Naymi Salles – Tratando-se de direitos fundamentais de máxima imperatividade tutelados pela Reurb, o poder público e o registro de imóveis devem prestigiar o meio ambiente e o direito à moradia, por intermédio da consecução da função socioambiental da posse e propriedade. Cumpridos os requisitos legais para a Reurb, valendo-se da integração política e social entre o Estado e a sociedade, além da interpretação harmonizadora dos princípios constitucionais, conferir dignidade à pessoa humana é prioridade do Estado de Direito, o que ocorre com a implementação da moradia em núcleos urbanos.
Sob tal cenário, compreende-se que o Estado deve viabilizar condições existenciais mínimas a seus cidadãos, para que seja efetivada a “dignidade da pessoa humana”, mediante a construção de uma “sociedade livre, justa e solidária”, garantindo o “desenvolvimento nacional” e resguardando o equilíbrio ambiental em prol das “presentes e futuras gerações”, sobretudo por meio do acesso à moradia.
O direito fundamental à moradia se perfaz com a garantia do direito à propriedade e posse. A ordenação do território confere dignidade à moradia e deve ser executada pelo Poder Público, com a finalidade de minorar as desigualdades, implementar a infraestrutura básica, garantir a prestação de serviços públicos essenciais e integrar socialmente os cidadãos. Busca-se preservar e maximizar direitos fundamentais, resguardando o exercício da dignidade humana e a sobrevivência em condições adequadas e saudáveis.

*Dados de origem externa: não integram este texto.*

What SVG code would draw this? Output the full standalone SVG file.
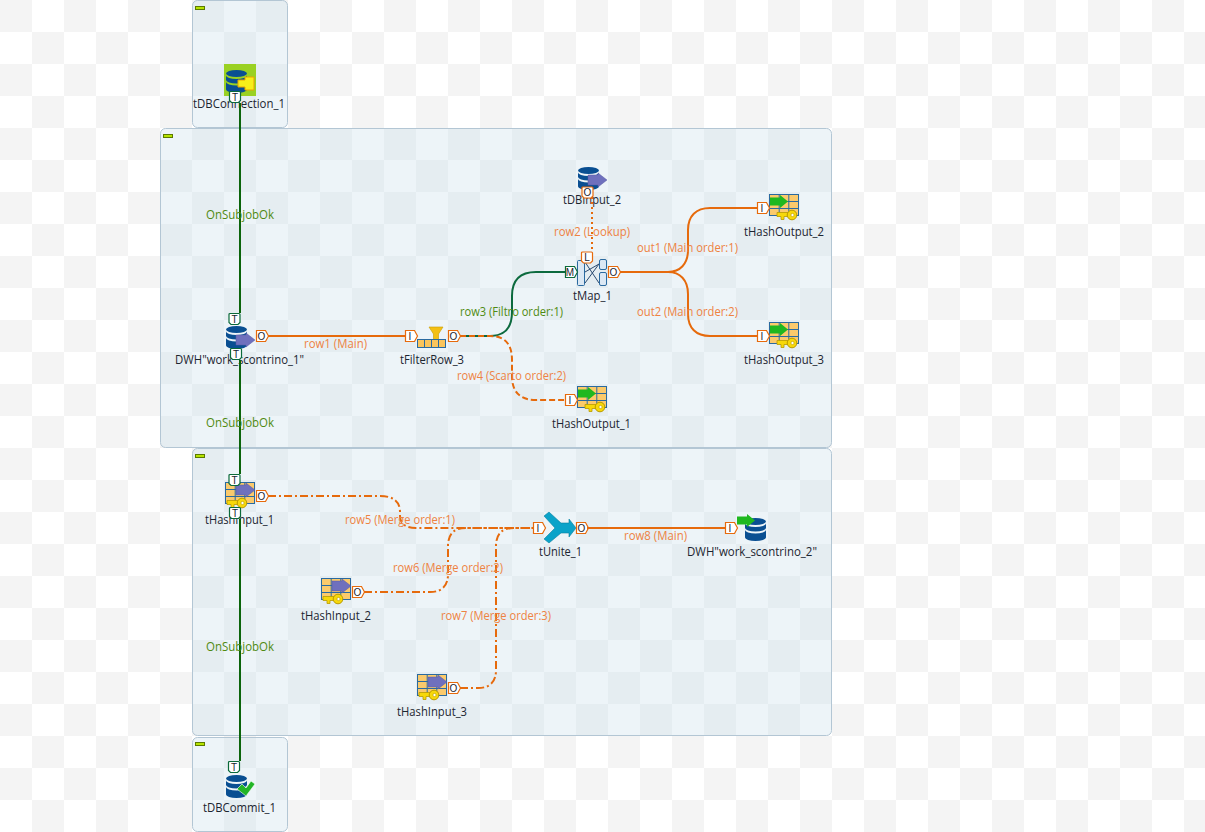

Anoreg/MS – Como as atividades designadas ao registrador de imóveis foram impactadas pela Lei Federal 13.465/2017, regulamentada pelo Decreto 9.310/18?
Naymi Salles – A Lei nº 13.465/2017 desburocratizou precioso instrumento jurídico que deve ser adotado de forma gradual e coletiva em todos os municípios brasileiros, regulamentada pelo Decreto nº 9.310/2018 resguardam-se direitos fundamentais tão sensíveis, como a dignidade humana, direito à moradia, saúde, entre outros. É fato que, ao regularizar ocupações urbanas, o Poder Público trata com responsabilidade o crescimento sustentável, tanto em termos ambientais quanto econômicos.
O avanço legislativo acima apontado, fruto de aprofundado estudo em conjunto com a classe notarial e registral, findou por facilitar a implementação da Reurb de forma menos onerosa e com esteio na celeridade. O registro de imóveis assume papel de relevância e se coloca como guardião de direitos humanos, tornando realidade os fundamentos da república.
Anoreg/MS – Há outras mudanças recentes na legislação que refletiram no segmento? Se sim, quais são? Como elas impactaram os registradores e usuários dos serviços?
Naymi Salles – Assim como se deu com a Lei nº 13.465/2017, notários e registradores empenharam esforços em pesquisas e estudos voltados a avanços legislativos com esteio na desburocratização aliada à eficiência notarial e registral, elegendo-se a segurança jurídica como fiel desta balança. Sobreveio, então, a Lei nº 14.382/2022 que trata do Sistema Eletrônico dos Registros Públicos (Serp) que se consolida como instrumento imprescindível ao avanço normativo e tecnológico da atividade, impactando positivamente nos registros públicos e sua relação com os usuários, alavancando o Brasil como um dos países mais modernos e seguros em termos de sistema registral imobiliário.